I was already beginning to suspect that I am, in fact, a robot, [[link]] given my historic ineptitude when it comes to filling out reCAPTCHAS. It's the ones where you need to click all the squares of a bicycle or whatever that catch me out. There's always one tiny bit of wheel or handlebar that the system can never decide whether it counts as a bicycle or not, and I go from simply trying to access a web page to a full-blown existential crisis.
But my possibly synthetic brain was sent into overload by I'm Not a Robot, the latest browser-based caper by game developer and Internet mischief maker Neal Agarwal.
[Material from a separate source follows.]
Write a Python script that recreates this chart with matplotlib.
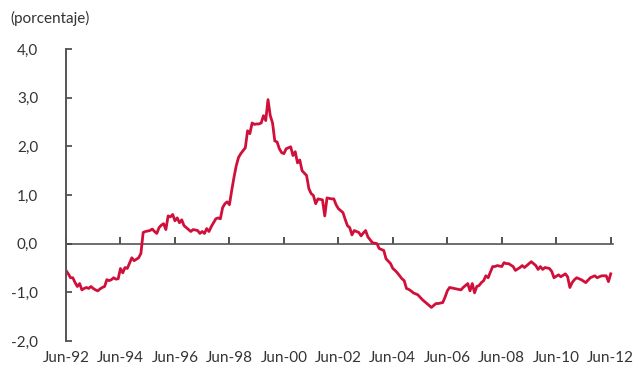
import numpy as np
import pandas as pd
from matplotlib import pyplot as plt
import matplotlib.ticker as mticker

plt.rcParams['font.family'] = ['Lato', 'DejaVu Sans']

# monthly series, Jun-1992 .. Jun-2012 (percent)
values = [
    -0.55, -0.62, -0.70, -0.70, -0.80, -0.88, -0.82, -0.95, -0.92, -0.90, -0.92, -0.88,
    -0.92, -0.95, -0.97, -0.93, -0.90, -0.88, -0.74, -0.76, -0.74, -0.70, -0.73, -0.72,
    -0.51, -0.60, -0.49, -0.51, -0.40, -0.29, -0.35, -0.32, -0.29, -0.20, 0.23, 0.25,
    0.26, 0.27, 0.30, 0.25, 0.21, 0.33, 0.38, 0.41, 0.29, 0.57, 0.55, 0.60,
    0.47, 0.53, 0.43, 0.49, 0.37, 0.33, 0.29, 0.25, 0.29, 0.28, 0.27, 0.21,
    0.25, 0.21, 0.31, 0.25, 0.35, 0.43, 0.51, 0.53, 0.51, 0.74, 0.82, 0.86,
    0.80, 1.09, 1.36, 1.60, 1.77, 1.85, 1.91, 1.97, 2.32, 2.26, 2.48, 2.45,
    2.46, 2.46, 2.48, 2.63, 2.53, 2.96, 2.63, 2.48, 2.11, 2.09, 1.95, 1.87,
    1.85, 1.95, 1.97, 1.99, 1.81, 1.89, 1.66, 1.72, 1.50, 1.45, 1.40, 1.13,
    1.03, 0.99, 0.82, 0.92, 0.91, 0.90, 0.57, 0.94, 0.93, 0.92, 0.92, 0.80,
    0.72, 0.68, 0.64, 0.50, 0.37, 0.33, 0.18, 0.27, 0.25, 0.23, 0.16, 0.22,
    0.27, 0.14, 0.08, 0.02, 0.01, 0.00, -0.10, -0.12, -0.14, -0.31, -0.36, -0.41,
    -0.51, -0.55, -0.60, -0.66, -0.72, -0.76, -0.92, -0.94, -0.97, -1.01, -1.03, -1.05,
    -1.10, -1.15, -1.19, -1.23, -1.27, -1.31, -1.27, -1.23, -1.23, -1.22, -1.21, -1.10,
    -0.97, -0.90, -0.91, -0.92, -0.93, -0.94, -0.95, -0.90, -0.86, -0.82, -0.97, -0.82,
    -1.01, -0.88, -0.86, -0.80, -0.76, -0.66, -0.70, -0.58, -0.47, -0.47, -0.45, -0.46,
    -0.47, -0.39, -0.41, -0.41, -0.44, -0.47, -0.55, -0.52, -0.49, -0.45, -0.49, -0.45,
    -0.41, -0.37, -0.41, -0.45, -0.53, -0.47, -0.53, -0.49, -0.50, -0.51, -0.57, -0.70,
    -0.67, -0.64, -0.68, -0.65, -0.62, -0.68, -0.90, -0.80, -0.74, -0.70, -0.72, -0.74,
    -0.77, -0.80, -0.75, -0.70, -0.68, -0.66, -0.70, -0.68, -0.66, -0.66, -0.66, -0.78,
    -0.62,
]
dates = pd.date_range('1992-06-01', periods=len(values), freq='MS')
tick_labels = ['Jun-92', 'Jun-94', 'Jun-96', 'Jun-98', 'Jun-00',
               'Jun-02', 'Jun-04', 'Jun-06', 'Jun-08', 'Jun-10', 'Jun-12']
y_ticks = [-2, -1, 0, 1, 2, 3, 4]

months = np.arange(len(values))
tick_pos = np.arange(0, len(values), 24)

fig = plt.figure(figsize=(6.35, 3.68), dpi=100)
ax = fig.add_axes([66 / 635, 27 / 368, 547 / 635, 292 / 368])

ax.plot(months, values, color='#D0103A', lw=2.0, solid_joinstyle='round')

ax.set_xlim(0, 241)
ax.set_ylim(-2, 4)
ax.set_yticks(y_ticks)
ax.yaxis.set_major_formatter(mticker.FuncFormatter(lambda v, p: f'{v:.1f}'.replace('.', ',')))

for s in ['top', 'right', 'bottom']:
    ax.spines[s].set_visible(False)
ax.spines['left'].set_color('#555555')
ax.spines['left'].set_linewidth(1.4)

ax.tick_params(axis='y', direction='in', length=4, width=1.2, color='#444444',
               pad=20, labelsize=11, labelcolor='#333333')
ax.set_xticks(tick_pos)
ax.set_xticklabels(tick_labels)
ax.tick_params(axis='x', length=0, pad=7, labelsize=11, labelcolor='#333333')

# zero line with the date ticks
zero = ax.secondary_xaxis(2 / 6)
zero.set_xticks(tick_pos)
zero.set_xticklabels([])
zero.spines['bottom'].set_color('#555555')
zero.spines['bottom'].set_linewidth(1.2)
zero.tick_params(direction='in', length=5, width=1.2, color='#333333')

fig.text(10 / 635, 1 - 18 / 368, '(porcentaje)', fontsize=11, color='#333333',
         ha='left', va='center')

fig.savefig('out.png', dpi=100)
I'm Not a Robot takes the Internet's reviled not-really-a-security-check and stretches it to its most preposterous limits.
I made it as far as level 17, which requires you to draw a circle with 94% accuracy. Turns out I am really bad at drawing circles with a mouse. The closest I got is 92.2%, aka "squashed satsuma". In [[link]] my defence, I'm Not a Robot only lets you move your mouse so slowly, which makes drawing the circle more challenging. Even so, I am now ashamed of being bad at something I didn't know it was possible to be bad at, which is [[link]] what videogames are all about!
I'm Not a Robot is hardly Agarwal's first game that stretches a humdrum part of the Internet to absurd extremes. Mollie Taylor was driven to distraction by The Password Game a couple of years back, which requires players to come up with passwords according to increasingly demanding parameters. More recently, Jonathan Bolding yielded his brain to a tsunami of Internet nonsense in the perfectly pointless Stimulation Clicker.
While Agarwal's reCAPTCHAs are as baffling and annoying as the real thing, it's worth noting that they're considerably more benign. A study conducted in 2023 revealed that reCAPTCHA's are nothing more than 'a tracking cookie masquerading as a security service' which has generated nearly $1 trillion in revenue for Google. And all it cost me was my grasp on reality. Isn't the Internet fun?